#### WHAT YOU ARE ASKED TO DO:
Write out the data below exactly as given, without any of its pictures.

#### Plotting code records:
------------------------------------------------------------
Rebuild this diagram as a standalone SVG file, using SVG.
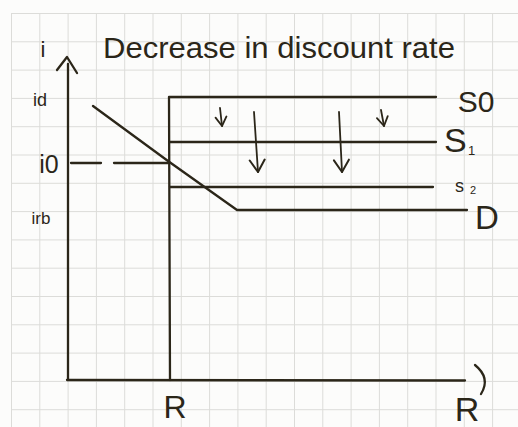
<svg xmlns="http://www.w3.org/2000/svg" width="518" height="427" viewBox="0 0 518 427">
  <defs>
    <style>
      .grid line { stroke: #dcdcd9; stroke-width: 1; }
      .ink { stroke: #2b2619; stroke-width: 2.3; fill: none; stroke-linecap: round; stroke-linejoin: round; }
      .thin { stroke: #2b2619; stroke-width: 1.8; fill: none; stroke-linecap: round; stroke-linejoin: round; }
      text { font-family: "Liberation Sans", "DejaVu Sans", sans-serif; fill: #2b2619; }
    </style>
    <marker id="vbig" viewBox="-14 -9 16 18" markerWidth="16" markerHeight="18" refX="0" refY="0" orient="auto" markerUnits="userSpaceOnUse">
      <path d="M-12,-7.5 L0,0 L-12,7.5" fill="none" stroke="#2b2619" stroke-width="2" stroke-linecap="round" stroke-linejoin="round"/>
    </marker>
    <marker id="vsmall" viewBox="-11 -7 13 14" markerWidth="13" markerHeight="14" refX="0" refY="0" orient="auto" markerUnits="userSpaceOnUse">
      <path d="M-9,-5.5 L0,0 L-9,5.5" fill="none" stroke="#2b2619" stroke-width="1.8" stroke-linecap="round" stroke-linejoin="round"/>
    </marker>
  </defs>
  <rect width="518" height="427" fill="#fcfcfb"/>
  <g id="grid" class="grid">
    <line x1="11.5" y1="13" x2="11.5" y2="427"/>
    <line x1="39.8" y1="13" x2="39.8" y2="427"/>
    <line x1="68.1" y1="13" x2="68.1" y2="427"/>
    <line x1="96.4" y1="13" x2="96.4" y2="427"/>
    <line x1="124.7" y1="13" x2="124.7" y2="427"/>
    <line x1="153" y1="13" x2="153" y2="427"/>
    <line x1="181.3" y1="13" x2="181.3" y2="427"/>
    <line x1="209.6" y1="13" x2="209.6" y2="427"/>
    <line x1="237.9" y1="13" x2="237.9" y2="427"/>
    <line x1="266.2" y1="13" x2="266.2" y2="427"/>
    <line x1="294.5" y1="13" x2="294.5" y2="427"/>
    <line x1="322.8" y1="13" x2="322.8" y2="427"/>
    <line x1="351.1" y1="13" x2="351.1" y2="427"/>
    <line x1="379.4" y1="13" x2="379.4" y2="427"/>
    <line x1="407.7" y1="13" x2="407.7" y2="427"/>
    <line x1="436" y1="13" x2="436" y2="427"/>
    <line x1="464.3" y1="13" x2="464.3" y2="427"/>
    <line x1="492.6" y1="13" x2="492.6" y2="427"/>
    <line x1="11" y1="13.5" x2="518" y2="13.5"/>
    <line x1="11" y1="41.8" x2="518" y2="41.8"/>
    <line x1="11" y1="70.1" x2="518" y2="70.1"/>
    <line x1="11" y1="98.4" x2="518" y2="98.4"/>
    <line x1="11" y1="126.7" x2="518" y2="126.7"/>
    <line x1="11" y1="155" x2="518" y2="155"/>
    <line x1="11" y1="183.3" x2="518" y2="183.3"/>
    <line x1="11" y1="211.6" x2="518" y2="211.6"/>
    <line x1="11" y1="239.9" x2="518" y2="239.9"/>
    <line x1="11" y1="268.2" x2="518" y2="268.2"/>
    <line x1="11" y1="296.5" x2="518" y2="296.5"/>
    <line x1="11" y1="324.8" x2="518" y2="324.8"/>
    <line x1="11" y1="353.1" x2="518" y2="353.1"/>
    <line x1="11" y1="381.4" x2="518" y2="381.4"/>
    <line x1="11" y1="409.7" x2="518" y2="409.7"/>
  </g>
  <g id="axes">
    <path class="ink" d="M68,380 L68,64"/>
    <path class="ink" d="M57,70 L67,57 L77,73"/>
    <path class="ink" d="M67,380 L465,380.5"/>
    <path class="ink" d="M475,365 Q491,378 481,394"/>
  </g>
  <g id="supply">
    <path class="ink" d="M170,380 L169,97 L436,97"/>
    <path class="ink" d="M170,142 L436,142"/>
    <path class="ink" d="M170,187 L433,187"/>
  </g>
  <g id="demand">
    <path class="ink" d="M93,106 L168,161 L237,210 L467,210"/>
  </g>
  <g id="i0-guide">
    <path class="ink" d="M71,163 L101,163 M114,163 L168,163"/>
  </g>
  <g id="connectors">
    <path class="thin" d="M220,108 L222,126" marker-end="url(#vsmall)"/>
    <path class="thin" d="M381,110 L384,126" marker-end="url(#vsmall)"/>
    <path class="thin" d="M254,112 L258,172" marker-end="url(#vbig)"/>
    <path class="thin" d="M339,112 L342,172" marker-end="url(#vbig)"/>
  </g>
  <g id="labels">
    <text x="103" y="58" font-size="29" textLength="352" lengthAdjust="spacingAndGlyphs">Decrease in discount rate</text>
    <text x="43" y="57" font-size="22" text-anchor="middle">i</text>
    <text x="40" y="106" font-size="18" text-anchor="middle">id</text>
    <text x="49" y="173" font-size="25" text-anchor="middle">i0</text>
    <text x="41" y="224" font-size="17" text-anchor="middle">irb</text>
    <text x="476" y="112" font-size="30" text-anchor="middle">S0</text>
    <text x="444" y="152" font-size="34">S</text>
    <text x="468" y="155" font-size="13">1</text>
    <text x="455" y="192" font-size="18">s</text>
    <text x="470" y="194" font-size="11">2</text>
    <text x="475" y="229" font-size="33">D</text>
    <text x="175" y="418" font-size="32" text-anchor="middle">R</text>
    <text x="467" y="421" font-size="34" text-anchor="middle">R</text>
  </g>
</svg>
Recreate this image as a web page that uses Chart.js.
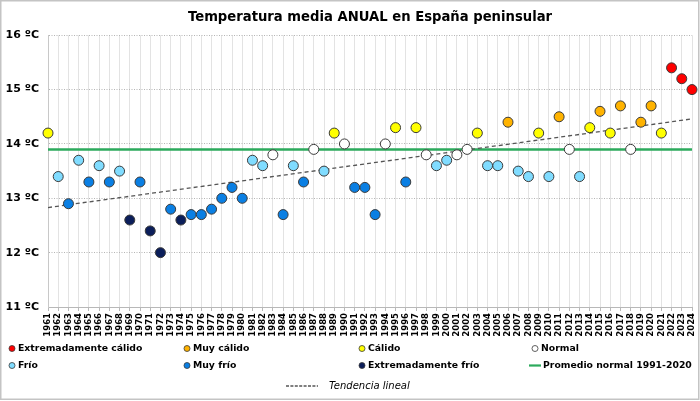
------------------------------------------------------------
#### CORRECT ANSWER:
Rebuild this diagram as a standalone SVG file, using SVG.
<svg xmlns="http://www.w3.org/2000/svg" width="518" height="427" viewBox="0 0 518 427">
  <defs>
    <style>
      .grid line { stroke: #dcdcd9; stroke-width: 1; }
      .ink { stroke: #2b2619; stroke-width: 2.3; fill: none; stroke-linecap: round; stroke-linejoin: round; }
      .thin { stroke: #2b2619; stroke-width: 1.8; fill: none; stroke-linecap: round; stroke-linejoin: round; }
      text { font-family: "Liberation Sans", "DejaVu Sans", sans-serif; fill: #2b2619; }
    </style>
    <marker id="vbig" viewBox="-14 -9 16 18" markerWidth="16" markerHeight="18" refX="0" refY="0" orient="auto" markerUnits="userSpaceOnUse">
      <path d="M-12,-7.5 L0,0 L-12,7.5" fill="none" stroke="#2b2619" stroke-width="2" stroke-linecap="round" stroke-linejoin="round"/>
    </marker>
    <marker id="vsmall" viewBox="-11 -7 13 14" markerWidth="13" markerHeight="14" refX="0" refY="0" orient="auto" markerUnits="userSpaceOnUse">
      <path d="M-9,-5.5 L0,0 L-9,5.5" fill="none" stroke="#2b2619" stroke-width="1.8" stroke-linecap="round" stroke-linejoin="round"/>
    </marker>
  </defs>
  <rect width="518" height="427" fill="#fcfcfb"/>
  <g id="grid" class="grid">
    <line x1="11.5" y1="13" x2="11.5" y2="427"/>
    <line x1="39.8" y1="13" x2="39.8" y2="427"/>
    <line x1="68.1" y1="13" x2="68.1" y2="427"/>
    <line x1="96.4" y1="13" x2="96.4" y2="427"/>
    <line x1="124.7" y1="13" x2="124.7" y2="427"/>
    <line x1="153" y1="13" x2="153" y2="427"/>
    <line x1="181.3" y1="13" x2="181.3" y2="427"/>
    <line x1="209.6" y1="13" x2="209.6" y2="427"/>
    <line x1="237.9" y1="13" x2="237.9" y2="427"/>
    <line x1="266.2" y1="13" x2="266.2" y2="427"/>
    <line x1="294.5" y1="13" x2="294.5" y2="427"/>
    <line x1="322.8" y1="13" x2="322.8" y2="427"/>
    <line x1="351.1" y1="13" x2="351.1" y2="427"/>
    <line x1="379.4" y1="13" x2="379.4" y2="427"/>
    <line x1="407.7" y1="13" x2="407.7" y2="427"/>
    <line x1="436" y1="13" x2="436" y2="427"/>
    <line x1="464.3" y1="13" x2="464.3" y2="427"/>
    <line x1="492.6" y1="13" x2="492.6" y2="427"/>
    <line x1="11" y1="13.5" x2="518" y2="13.5"/>
    <line x1="11" y1="41.8" x2="518" y2="41.8"/>
    <line x1="11" y1="70.1" x2="518" y2="70.1"/>
    <line x1="11" y1="98.4" x2="518" y2="98.4"/>
    <line x1="11" y1="126.7" x2="518" y2="126.7"/>
    <line x1="11" y1="155" x2="518" y2="155"/>
    <line x1="11" y1="183.3" x2="518" y2="183.3"/>
    <line x1="11" y1="211.6" x2="518" y2="211.6"/>
    <line x1="11" y1="239.9" x2="518" y2="239.9"/>
    <line x1="11" y1="268.2" x2="518" y2="268.2"/>
    <line x1="11" y1="296.5" x2="518" y2="296.5"/>
    <line x1="11" y1="324.8" x2="518" y2="324.8"/>
    <line x1="11" y1="353.1" x2="518" y2="353.1"/>
    <line x1="11" y1="381.4" x2="518" y2="381.4"/>
    <line x1="11" y1="409.7" x2="518" y2="409.7"/>
  </g>
  <g id="axes">
    <path class="ink" d="M68,380 L68,64"/>
    <path class="ink" d="M57,70 L67,57 L77,73"/>
    <path class="ink" d="M67,380 L465,380.5"/>
    <path class="ink" d="M475,365 Q491,378 481,394"/>
  </g>
  <g id="supply">
    <path class="ink" d="M170,380 L169,97 L436,97"/>
    <path class="ink" d="M170,142 L436,142"/>
    <path class="ink" d="M170,187 L433,187"/>
  </g>
  <g id="demand">
    <path class="ink" d="M93,106 L168,161 L237,210 L467,210"/>
  </g>
  <g id="i0-guide">
    <path class="ink" d="M71,163 L101,163 M114,163 L168,163"/>
  </g>
  <g id="connectors">
    <path class="thin" d="M220,108 L222,126" marker-end="url(#vsmall)"/>
    <path class="thin" d="M381,110 L384,126" marker-end="url(#vsmall)"/>
    <path class="thin" d="M254,112 L258,172" marker-end="url(#vbig)"/>
    <path class="thin" d="M339,112 L342,172" marker-end="url(#vbig)"/>
  </g>
  <g id="labels">
    <text x="103" y="58" font-size="29" textLength="352" lengthAdjust="spacingAndGlyphs">Decrease in discount rate</text>
    <text x="43" y="57" font-size="22" text-anchor="middle">i</text>
    <text x="40" y="106" font-size="18" text-anchor="middle">id</text>
    <text x="49" y="173" font-size="25" text-anchor="middle">i0</text>
    <text x="41" y="224" font-size="17" text-anchor="middle">irb</text>
    <text x="476" y="112" font-size="30" text-anchor="middle">S0</text>
    <text x="444" y="152" font-size="34">S</text>
    <text x="468" y="155" font-size="13">1</text>
    <text x="455" y="192" font-size="18">s</text>
    <text x="470" y="194" font-size="11">2</text>
    <text x="475" y="229" font-size="33">D</text>
    <text x="175" y="418" font-size="32" text-anchor="middle">R</text>
    <text x="467" y="421" font-size="34" text-anchor="middle">R</text>
  </g>
</svg>
Recreate this image as a web page that uses Chart.js.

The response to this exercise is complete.